We left early in the morning, but the temperatures on these dusty roads soon approached 104 degrees with 108 degrees inside the car.  We again went through lots of forest fires and smoke as we headed to Pyay where I got a room for $12 at the Sweet Golden Motel.  The A/C could hardly keep up with the heat outside.  





I visited the Shwesandaw Paya as well as the enormous seated Buddha figure known as Sehtatgyi Paya nearby which dominates the city landscape.  








On the 17th we stopped by the paya where the statue was wearing large spectacles on our last road day before returning to Yangon. 




With my return to Yangon I gave Aung a $35 tip along with my LP Myanmar guidebook which he had poured over during our entire journey.

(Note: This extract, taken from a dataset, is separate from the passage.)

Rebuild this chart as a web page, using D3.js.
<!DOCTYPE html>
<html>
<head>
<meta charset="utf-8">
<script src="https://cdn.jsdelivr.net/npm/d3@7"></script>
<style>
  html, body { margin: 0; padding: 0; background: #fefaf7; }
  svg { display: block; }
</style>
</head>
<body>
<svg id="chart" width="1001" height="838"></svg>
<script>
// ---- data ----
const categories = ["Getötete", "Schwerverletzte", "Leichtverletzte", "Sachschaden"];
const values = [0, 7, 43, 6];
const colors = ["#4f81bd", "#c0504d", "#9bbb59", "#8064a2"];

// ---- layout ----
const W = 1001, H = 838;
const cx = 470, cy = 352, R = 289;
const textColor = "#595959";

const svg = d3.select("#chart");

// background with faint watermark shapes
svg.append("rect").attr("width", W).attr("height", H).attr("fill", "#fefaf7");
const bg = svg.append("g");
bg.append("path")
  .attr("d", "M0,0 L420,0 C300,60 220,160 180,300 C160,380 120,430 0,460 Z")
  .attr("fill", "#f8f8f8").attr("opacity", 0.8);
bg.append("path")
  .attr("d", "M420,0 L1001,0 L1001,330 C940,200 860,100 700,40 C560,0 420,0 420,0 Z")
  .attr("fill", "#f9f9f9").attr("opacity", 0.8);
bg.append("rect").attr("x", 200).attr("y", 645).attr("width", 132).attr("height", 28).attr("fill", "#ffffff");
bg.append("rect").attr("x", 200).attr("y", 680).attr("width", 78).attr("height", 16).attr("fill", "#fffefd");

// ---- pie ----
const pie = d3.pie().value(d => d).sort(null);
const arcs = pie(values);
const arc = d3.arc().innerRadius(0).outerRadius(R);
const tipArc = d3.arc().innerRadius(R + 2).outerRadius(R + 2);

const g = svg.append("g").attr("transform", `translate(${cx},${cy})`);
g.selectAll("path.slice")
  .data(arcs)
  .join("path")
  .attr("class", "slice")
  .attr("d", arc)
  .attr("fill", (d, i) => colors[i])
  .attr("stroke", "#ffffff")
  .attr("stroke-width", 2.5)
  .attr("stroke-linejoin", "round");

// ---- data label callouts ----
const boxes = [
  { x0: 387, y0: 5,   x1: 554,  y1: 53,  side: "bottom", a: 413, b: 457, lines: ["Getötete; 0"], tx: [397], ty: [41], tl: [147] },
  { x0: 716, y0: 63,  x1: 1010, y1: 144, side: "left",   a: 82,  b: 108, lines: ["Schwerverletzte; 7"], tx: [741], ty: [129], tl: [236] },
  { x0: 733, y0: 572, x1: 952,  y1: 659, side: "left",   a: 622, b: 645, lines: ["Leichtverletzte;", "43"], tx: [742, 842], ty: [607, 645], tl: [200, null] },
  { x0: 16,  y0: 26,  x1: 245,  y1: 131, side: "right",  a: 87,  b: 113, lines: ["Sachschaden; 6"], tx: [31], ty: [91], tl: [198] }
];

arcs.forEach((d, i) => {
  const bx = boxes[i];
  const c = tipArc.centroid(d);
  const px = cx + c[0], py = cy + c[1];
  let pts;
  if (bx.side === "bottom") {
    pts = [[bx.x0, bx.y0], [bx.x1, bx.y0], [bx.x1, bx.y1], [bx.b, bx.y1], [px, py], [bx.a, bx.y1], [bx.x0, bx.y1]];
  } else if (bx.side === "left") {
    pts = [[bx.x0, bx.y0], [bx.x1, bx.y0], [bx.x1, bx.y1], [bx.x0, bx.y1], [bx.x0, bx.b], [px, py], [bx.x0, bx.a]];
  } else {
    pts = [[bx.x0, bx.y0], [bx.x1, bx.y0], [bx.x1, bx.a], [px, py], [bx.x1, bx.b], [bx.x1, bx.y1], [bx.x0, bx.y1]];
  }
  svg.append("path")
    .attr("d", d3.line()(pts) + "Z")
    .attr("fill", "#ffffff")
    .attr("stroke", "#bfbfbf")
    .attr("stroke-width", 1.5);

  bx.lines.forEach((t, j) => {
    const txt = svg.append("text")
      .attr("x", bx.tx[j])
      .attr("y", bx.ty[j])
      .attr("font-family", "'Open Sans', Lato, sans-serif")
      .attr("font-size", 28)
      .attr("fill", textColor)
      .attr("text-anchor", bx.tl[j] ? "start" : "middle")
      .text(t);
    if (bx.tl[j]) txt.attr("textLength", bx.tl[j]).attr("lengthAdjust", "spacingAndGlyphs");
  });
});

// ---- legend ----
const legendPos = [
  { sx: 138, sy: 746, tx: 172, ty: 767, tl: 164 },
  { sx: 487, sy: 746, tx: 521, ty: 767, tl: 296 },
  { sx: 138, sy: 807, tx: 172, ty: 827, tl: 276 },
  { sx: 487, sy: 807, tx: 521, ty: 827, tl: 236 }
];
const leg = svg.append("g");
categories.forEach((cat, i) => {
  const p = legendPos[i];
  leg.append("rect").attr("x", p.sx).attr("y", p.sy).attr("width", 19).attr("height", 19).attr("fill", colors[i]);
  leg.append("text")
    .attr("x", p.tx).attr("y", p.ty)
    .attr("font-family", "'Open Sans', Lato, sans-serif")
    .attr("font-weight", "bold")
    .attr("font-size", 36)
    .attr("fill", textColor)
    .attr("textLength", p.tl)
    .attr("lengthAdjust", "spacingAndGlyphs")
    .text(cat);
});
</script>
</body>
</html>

After checking into the Yona Hotel and taking the third shower of the day, I reserved for a dinner and dance performance at the government run Karaweik Palace.



I invited Aung and his wife and daughter to join me on my last night in Myanmar to the Karaweik Palace performance.





On the morning of the 18th I took my Thai Air flight back to Bangkok thus ending my Myanmar adventure.




Trip Cost
For 10 days in Myanmar, the lodging costs were $142 or $14 per night, food costs were $81 or $8 per day, and travel costs were $580 which included $350 for the 10 day guided car tour and $175 for the air fare.  The total Myanmar cost was $803 for a daily cost of  $80.